Pour les responsables politiques signataires de la tribune, avec ces OQTF « l’État français envoie un message d’une grande violence ». Ils en sont convaincus, cette situation constitue « un immense gâchis qui affecte les individus et la collectivité dans son ensemble ».
De son côté, Mehdi Bennani analyse également ces OQTF comme la manifestation d’une « volonté politique, avec des décideurs qui ont plutôt tendance à considérer que la prise en charge des mineurs non accompagnés coûte trop chère ».
Sur un registre plus personnel, l’éducateur spécialisé explique combien ces procédures représentent un échec pour l’ensemble de l’équipe de travailleurs sociaux du centre.

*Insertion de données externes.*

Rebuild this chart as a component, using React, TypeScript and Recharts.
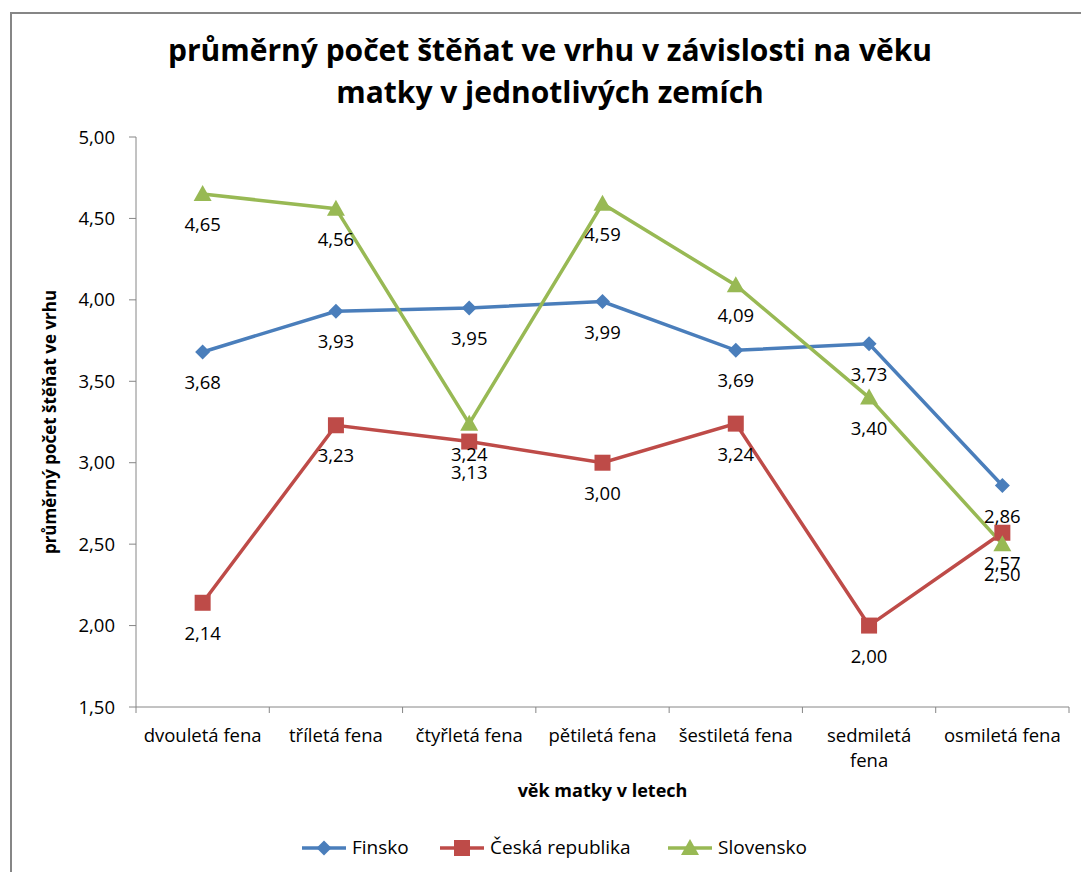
import React from 'react';
import { LineChart, Line, XAxis, YAxis, LabelList } from 'recharts';

// categories (x axis) and how each tick label wraps
const categories = [
  'dvouletá fena',
  'tříletá fena',
  'čtyřletá fena',
  'pětiletá fena',
  'šestiletá fena',
  'sedmiletá fena',
  'osmiletá fena',
];
const tickLines = [
  ['dvouletá fena'],
  ['tříletá fena'],
  ['čtyřletá fena'],
  ['pětiletá fena'],
  ['šestiletá fena'],
  ['sedmiletá', 'fena'],
  ['osmiletá fena'],
];

const finsko = [3.68, 3.93, 3.95, 3.99, 3.69, 3.73, 2.86];
const ceskaRepublika = [2.14, 3.23, 3.13, 3.0, 3.24, 2.0, 2.57];
const slovensko = [4.65, 4.56, 3.24, 4.59, 4.09, 3.4, 2.5];

const yTicks = [1.5, 2, 2.5, 3, 3.5, 4, 4.5, 5];

const FONT = '"Open Sans", "DejaVu Sans", sans-serif';
const BLUE = '#4a7ebb';
const RED = '#be4b48';
const GREEN = '#98b954';
const AXIS = '#868686';
const FS = 18.5;

const W = 1081;
const H = 872;
const PLOT_LEFT = 136;
const PLOT_RIGHT = 1069;
const HALF_BAND = (PLOT_RIGHT - PLOT_LEFT) / categories.length / 2;

const data = categories.map((c, i) => ({
  name: c,
  fi: finsko[i],
  cz: ceskaRepublika[i],
  sk: slovensko[i],
}));

const fmt = (v: any) => Number(v).toFixed(2).replace('.', ',');

// markers
const Diamond = (p: any) => {
  const { cx, cy } = p;
  if (cx == null || cy == null) return null;
  const r = 7.5;
  return <polygon points={`${cx},${cy - r} ${cx + r},${cy} ${cx},${cy + r} ${cx - r},${cy}`} fill={BLUE} />;
};
const Square = (p: any) => {
  const { cx, cy } = p;
  if (cx == null || cy == null) return null;
  const r = 8;
  return <rect x={cx - r} y={cy - r} width={r * 2} height={r * 2} fill={RED} />;
};
const Triangle = (p: any) => {
  const { cx, cy } = p;
  if (cx == null || cy == null) return null;
  return <polygon points={`${cx},${cy - 9} ${cx + 9},${cy + 7} ${cx - 9},${cy + 7}`} fill={GREEN} />;
};

const XTick = (p: any) => {
  const { x, y, index } = p;
  const lines = tickLines[index] || [];
  const last = index === categories.length - 1;
  return (
    <g>
      <line x1={x - HALF_BAND} x2={x - HALF_BAND} y1={y} y2={y + 6} stroke={AXIS} />
      {last && <line x1={x + HALF_BAND} x2={x + HALF_BAND} y1={y} y2={y + 6} stroke={AXIS} />}
      {lines.map((t, i) => (
        <text key={i} x={x} y={y + 35 + i * 25} textAnchor="middle" fontSize={FS} fontFamily={FONT} fill="#000">
          {t}
        </text>
      ))}
    </g>
  );
};

const legendItems = [
  { name: 'Finsko', color: BLUE, Marker: Diamond },
  { name: 'Česká republika', color: RED, Marker: Square },
  { name: 'Slovensko', color: GREEN, Marker: Triangle },
];

export default function App() {
  return (
    <div style={{ position: 'absolute', left: 0, top: 0, width: W, height: H, overflow: 'hidden', background: '#fff', fontFamily: FONT }}>
      <div style={{ position: 'absolute', left: 10, top: 12, width: W + 20, height: H + 20, border: `2px solid ${AXIS}` }} />
      <div style={{ position: 'absolute', left: 0, top: 29, width: 1100, textAlign: 'center', fontSize: 30, fontWeight: 700, lineHeight: '42px', color: '#000' }}>
        průměrný počet štěňat ve vrhu v závislosti na věku
        <br />
        matky v jednotlivých zemích
      </div>
      <div style={{ position: 'absolute', left: 0, top: 0 }}>
        <LineChart width={W} height={H} data={data} margin={{ top: 137, right: W - PLOT_RIGHT, bottom: 105, left: 0 }}>
          <XAxis
            dataKey="name"
            padding={{ left: HALF_BAND, right: HALF_BAND }}
            height={60}
            stroke={AXIS}
            tickLine={false}
            tickSize={0}
            tickMargin={0}
            interval={0}
            tick={<XTick />}
            label={{ value: 'věk matky v letech', position: 'insideBottom', offset: -30, fontSize: 18, fontWeight: 700, fontFamily: FONT, fill: '#000' }}
          />
          <YAxis
            width={PLOT_LEFT}
            domain={[1.5, 5]}
            ticks={yTicks}
            tickFormatter={fmt}
            stroke={AXIS}
            tickSize={7}
            tickMargin={14}
            tick={{ fontSize: FS, fontFamily: FONT, fill: '#000' }}
            label={{ value: 'průměrný počet štěňat ve vrhu', angle: -90, position: 'insideLeft', offset: 50, fontSize: 17, fontWeight: 700, fontFamily: FONT, fill: '#000', style: { textAnchor: 'middle' } }}
          />
          <Line dataKey="fi" stroke={BLUE} strokeWidth={3.5} dot={<Diamond />} activeDot={false} isAnimationActive={false}>
            <LabelList dataKey="fi" position="bottom" offset={24} formatter={fmt} fontSize={FS} fontFamily={FONT} fill="#000" />
          </Line>
          <Line dataKey="cz" stroke={RED} strokeWidth={3.5} dot={<Square />} activeDot={false} isAnimationActive={false}>
            <LabelList dataKey="cz" position="bottom" offset={24} formatter={fmt} fontSize={FS} fontFamily={FONT} fill="#000" />
          </Line>
          <Line dataKey="sk" stroke={GREEN} strokeWidth={3.5} dot={<Triangle />} activeDot={false} isAnimationActive={false}>
            <LabelList dataKey="sk" position="bottom" offset={24} formatter={fmt} fontSize={FS} fontFamily={FONT} fill="#000" />
          </Line>
        </LineChart>
      </div>
      <svg style={{ position: 'absolute', left: 0, top: 830 }} width={W} height={40}>
        {legendItems.map((it, i) => {
          const x0 = [302, 440, 668][i];
          const M = it.Marker;
          return (
            <g key={it.name}>
              <line x1={x0} x2={x0 + 44} y1={18} y2={18} stroke={it.color} strokeWidth={3.5} />
              <M cx={x0 + 22} cy={18} />
              <text x={x0 + 50} y={24} fontSize={19} fontFamily={FONT} fill="#000">
                {it.name}
              </text>
            </g>
          );
        })}
      </svg>
    </div>
  );
}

« Nous le vivons mal. Nous nous investissons pour chaque jeune en déployant des services et un grand nombre d’outils pour les accompagner au mieux. Et, c’est un coup d’épée dans l’eau quand le jeune est expulsé...»

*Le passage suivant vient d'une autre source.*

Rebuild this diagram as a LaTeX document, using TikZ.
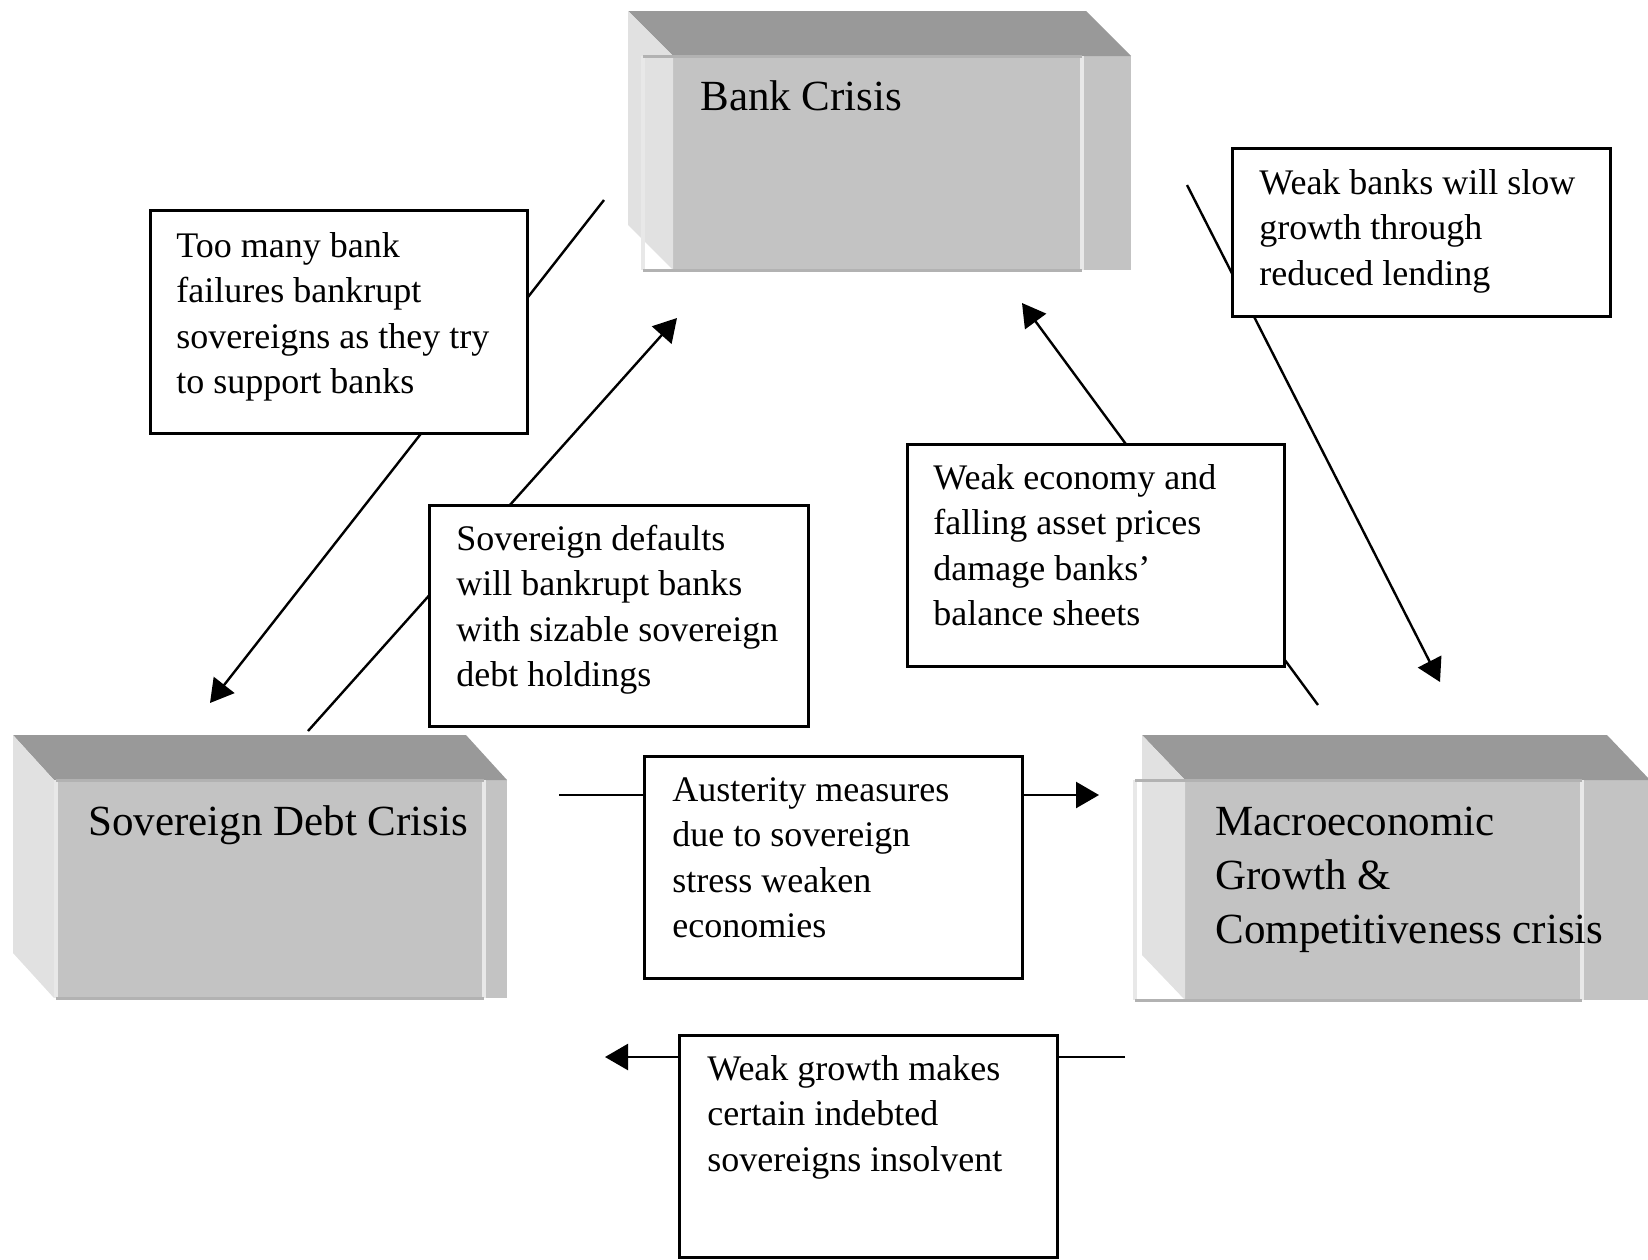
\documentclass[tikz,border=0pt]{standalone}
\usepackage{fontspec}
\setmainfont{Liberation Serif}
\usetikzlibrary{arrows.meta}
\definecolor{topc}{HTML}{999999}
\definecolor{leftc}{HTML}{E1E1E1}
\definecolor{frontc}{HTML}{C3C3C3}
\definecolor{edgedark}{HTML}{B2B2B2}
\definecolor{edgelight}{HTML}{E8E8E8}
\newcommand{\threedbox}[7]{%
  % #1 front left, #2 front top, #3 cube right, #4 bottom, #5 frame left, #6 frame right, #7 depth x
  \fill[frontc] (#1,#2) rectangle (#3,#4);
  \fill[topc] ({#1-#7},{#2-45}) -- ({#3-#7},{#2-45}) -- (#3,#2) -- (#1,#2) -- cycle;
  \fill[leftc] ({#1-#7},{#2-45}) -- (#1,#2) -- (#1,#4) -- ({#1-#7},{#4-45}) -- cycle;
  \draw[edgelight, line width=1.6pt] (#5,#2) -- (#5,#4);
  \draw[edgelight, line width=1.6pt] (#6,#2) -- (#6,#4);
  \draw[edgedark, line width=1.5pt] (#5,#2) -- (#6,#2);
  \draw[edgedark, line width=1.5pt] (#5,#4) -- (#6,#4);
}
\begin{document}
\begin{tikzpicture}[x=0.5pt,y=-0.5pt,
  conn/.style={line width=1.2pt, black},
  arr/.style={conn, -{Triangle[length=11.5pt,width=13pt]}},
  tbox/.style={draw=black, line width=1.4pt, fill=white, anchor=north west, inner sep=0pt},
  txt/.style={anchor=base west, inner sep=0pt, font=\fontsize{18}{22.75}\selectfont},
  ttl/.style={anchor=base west, inner sep=0pt, font=\fontsize{21.5}{27}\selectfont}]
\useasboundingbox (0,0) rectangle (1648,1259);

% main 3D boxes
\threedbox{673}{56}{1131}{270}{643}{1082}{45}
\node[ttl] (bank) at (700,110) {Bank Crisis};

\threedbox{54}{780}{507}{998}{56}{484}{41}
\node[ttl] (sov) at (88,835) {Sovereign Debt Crisis};

\threedbox{1185}{780}{1650}{1000}{1135}{1582}{43}
\node[ttl] (macro) at (1215,835) {\parbox[t]{300pt}{Macroeconomic\\Growth \&\\Competitiveness crisis}};

% connector end points
\coordinate (a1s) at (604,200);  \coordinate (a1e) at (210,703);
\coordinate (a2s) at (308,731);  \coordinate (a2e) at (677,318);
\coordinate (a3s) at (1318,705); \coordinate (a3e) at (1022,303);
\coordinate (a4s) at (1187,185); \coordinate (a4e) at (1440,682);
\coordinate (a5s) at (559,795);  \coordinate (a5e) at (1099,795);
\coordinate (a6s) at (1125,1057); \coordinate (a6e) at (605,1057);

\draw[arr] (a1s) -- (a1e);
\draw[arr] (a2s) -- (a2e);
\draw[arr] (a3s) -- (a3e);
\draw[arr] (a4s) -- (a4e);
\draw[arr] (a5s) -- (a5e);
\draw[arr] (a6s) -- (a6e);

% text boxes
\node[tbox, minimum width={377*0.5pt}, minimum height={223*0.5pt}] (t1) at (149,209) {};
\node[txt] (t1x) at (176,257) {\parbox[t]{200pt}{Too many bank\\failures bankrupt\\sovereigns as they try\\to support banks}};

\node[tbox, minimum width={379*0.5pt}, minimum height={221*0.5pt}] (t2) at (428,504) {};
\node[txt] (t2x) at (456,550) {\parbox[t]{200pt}{Sovereign defaults\\will bankrupt banks\\with sizable sovereign\\debt holdings}};

\node[tbox, minimum width={377*0.5pt}, minimum height={222*0.5pt}] (t3) at (906,443) {};
\node[txt] (t3x) at (933,489) {\parbox[t]{200pt}{Weak economy and\\falling asset prices\\damage banks’\\balance sheets}};

\node[tbox, minimum width={378*0.5pt}, minimum height={168*0.5pt}] (t4) at (1231,147) {};
\node[txt] (t4x) at (1259,194) {\parbox[t]{200pt}{Weak banks will slow\\growth through\\reduced lending}};

\node[tbox, minimum width={378*0.5pt}, minimum height={222*0.5pt}] (t5) at (643,755) {};
\node[txt] (t5x) at (672,801) {\parbox[t]{200pt}{Austerity measures\\due to sovereign\\stress weaken\\economies}};

\node[tbox, minimum width={378*0.5pt}, minimum height={222*0.5pt}] (t6) at (678,1034) {};
\node[txt] (t6x) at (707,1080) {\parbox[t]{200pt}{Weak growth makes\\certain indebted\\sovereigns insolvent}};
\end{tikzpicture}
\end{document}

Tout de même, Mehdi Bennani se réjouit de « petites victoires », citant l’exemple récent d’un majeur, dont le recours a été accordé. « C’est une chose très rare. Heureusement, il a pu reprendre le cours de son apprentissage », souffle-t-il, soulagé.
Plaidoyer pour « faire autrement »
Quid des alternatives ? Les 440 élus demandent à l’Etat français de prendre en compte, lors de l’examen de la demande de carte de séjour, la motivation des personnes exilées. En outre, les signataires arguent que cette délivrance d’OQTF « quasiment automatique » n’est pas efficace. Prévoyant que les individus placés sous OQTF « ne quitteront pas le territoire français, ni volontairement, parce que leur vie est désormais ici, ni de manière forcée, parce que l’État n’en éloignera que très peu voire aucun », expliquent-ils.
Et d’alerter sur les dérives de la situation : privés d’accompagnement, ces jeunes se trouveraient exposés à un « danger permanent », entre travail au noir et exploitation par des réseaux.
Associations de terrain et élus persistent et signent : il est possible de « faire autrement ».
*Le nom a été changé pour préserver l’anonymat.